Homeless mothers in South London are living in “disgusting” homes with rodent infestations and light switches that shock their children, with the number of people sleeping on the streets hitting record figures.

Greenwich Council is reportedly seeing record numbers of families seeking temporary accommodation, with the council being responsible for 1,880 households in need of a home at the end of June this year.

The council revealed it was spending up to £800,000 a month on Travelodge bookings to temporarily house families.

One mum, who wished to remain anonymous, said she had been living in a Travelodge on Blackheath Road for three weeks with her two young children.

News Shopper: A general view of the Travelodge in south London, Britain, 20 October 2023. Facundo Arrizabalaga/MyLondon.

The mum said she lost her benefits and job as a project administrator as a result of the Windrush scandal and now works as a carer to feed her children.

She said that Greenwich Council had been doing its best to support her, and helped her get out of a previous property that suffered from a severe lack of maintenance.

She told the Local Democracy Reporting Service (LDRS): “I spent five years in that property.
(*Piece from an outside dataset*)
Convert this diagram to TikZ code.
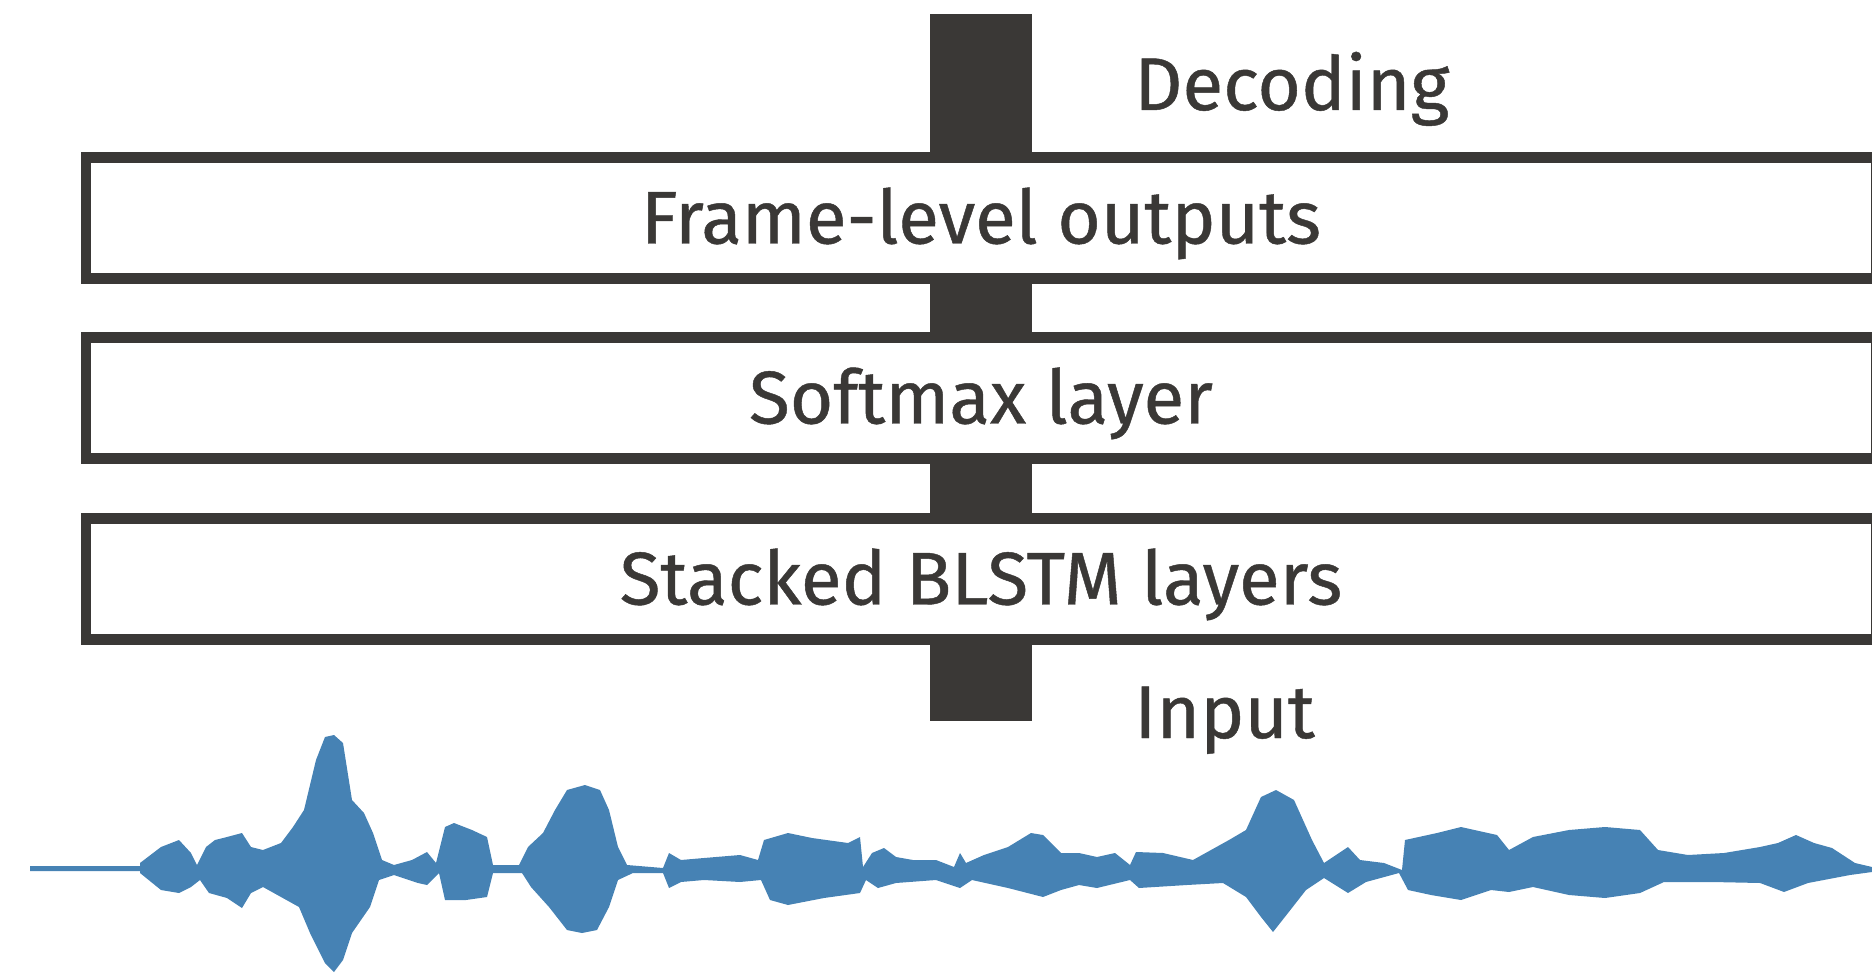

The landlord left the country.

"Nothing was done, there was no hot water or heating for two years.

"The building had cracks all over, infestations of mice and rats because there were holes coming into the rooms… My children had electric shocks in the bedroom just from touching the light switch.”
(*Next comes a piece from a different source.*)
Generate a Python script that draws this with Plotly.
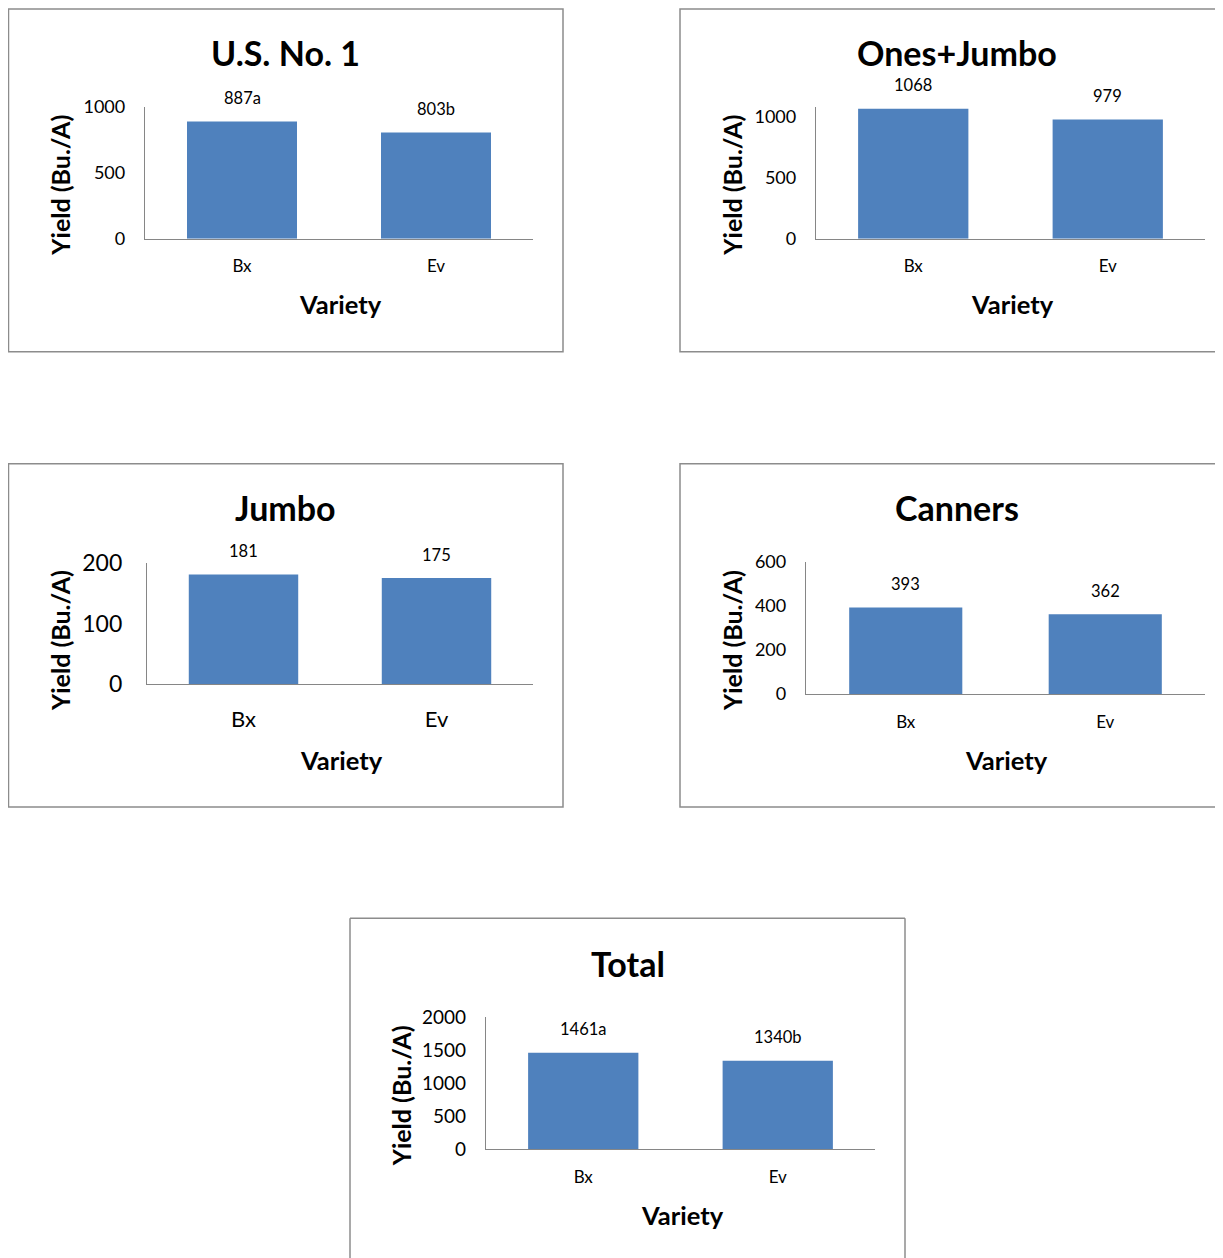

The mum said staff at the Travelodge were excellent and often made an effort to make sure her family were at ease.

She said Greenwich Council has been very helpful in assisting as much as possible while not putting too much pressure on her when she needs to look after her children.

She said: “It’s been nice to have someone. From having depression and anxiety and not sleeping in that previous property, to have them step in and say, ‘Enough is enough, we cannot allow this to happen,’ I feel like it’s reduced my anxiety. “

London Councils said in a statement on November 1 that London’s homelessness crisis was “spiralling out of control”, with data suggesting a record number of people were sleeping rough in the capital.

Combined Homelessness and Information Network figures stated 4,068 people were homeless in London between July and September this year.

The association said in August that one in 50 Londoners were living in temporary accommodation secured by their local authority.

A mum, who wished to remain anonymous, said she was placed in Travelodge Woolwich with her two daughters, aged one and 16 years old, for a week by Greenwich Council after becoming homeless while on maternity leave.

She said the council had been helping where it can, but that no temporary accommodation was available for a family of her size.

The mother told the LDRS: “This is the third move we’ve had in a week. We were placed in a very disgusting drug and alcohol hostel over one weekend.

"I couldn’t even take my 16 year old there. She had to stay with another family member but I did have the baby with me. So it’s not been great.”

She added: “Our social worker has stressed that they are going to try and find us somewhere as soon as possible because it’s just far too expensive for [the council] to be putting us in hotels. Obviously we’re in a family room, so that’s going to be even more expensive than a normal room anyway. But there’s only so much accommodation that’s available and the price of everything is going up.”

The mum said she wants to get back to work but fears being able to afford private accommodation while also feeding her family.

She said not being able to cook in the hotel room has made it difficult to budget meals for her kids, but overall Travelodge staff have been very supportive.

She said: “Obviously I need to eat as well but there’s been days that I’ve gone without just so that they can eat because what money I’m getting, I’m having to budget to make sure that they’re OK. That’s my priority, to make sure the children are OK.”

She added: “The staff have been amazing. There’s like a little juice facility and stuff down there, which you’re not supposed to use during the day but they’ve allowed me to go and get juice and stuff for the baby. They have been brilliant.”

A Greenwich Council spokesperson told the LDRS that the authority provides cash payments for hot meals to those living in hotels.

They said that over 27,000 households were currently on the council’s housing waiting list, and that the current housing supply allowed for the authority to allocate a home to around 1,000 households a year.

They added that methods such as negotiations with landlords and mediation with hosts had allowed the council to prevent over 1,100 households becoming homeless last year.

They told the LDRS: “Like many other local authorities, we are experiencing more and more households approaching us as homeless.

"There is a perfect storm in London as more and more tenants are being given notice by private landlords, combined with a widespread lack in supply of suitable housing, and the spiralling cost of living.

"These factors mean that sometimes we have to place people in accommodation that is not always ideal.”

They added: ”With homelessness at near-record levels and an estimated 166,000 Londoners currently living in temporary accommodation, it is a significant challenge for local authorities across the capital and beyond.

"Locally we are trying to tackle some of the shortfall by building 1,750 new homes specifically for local people on our waiting list and will continue to lobby for greater resources for councils.”

Travelodge was approached for comment, but declined the opportunity to provide a statement.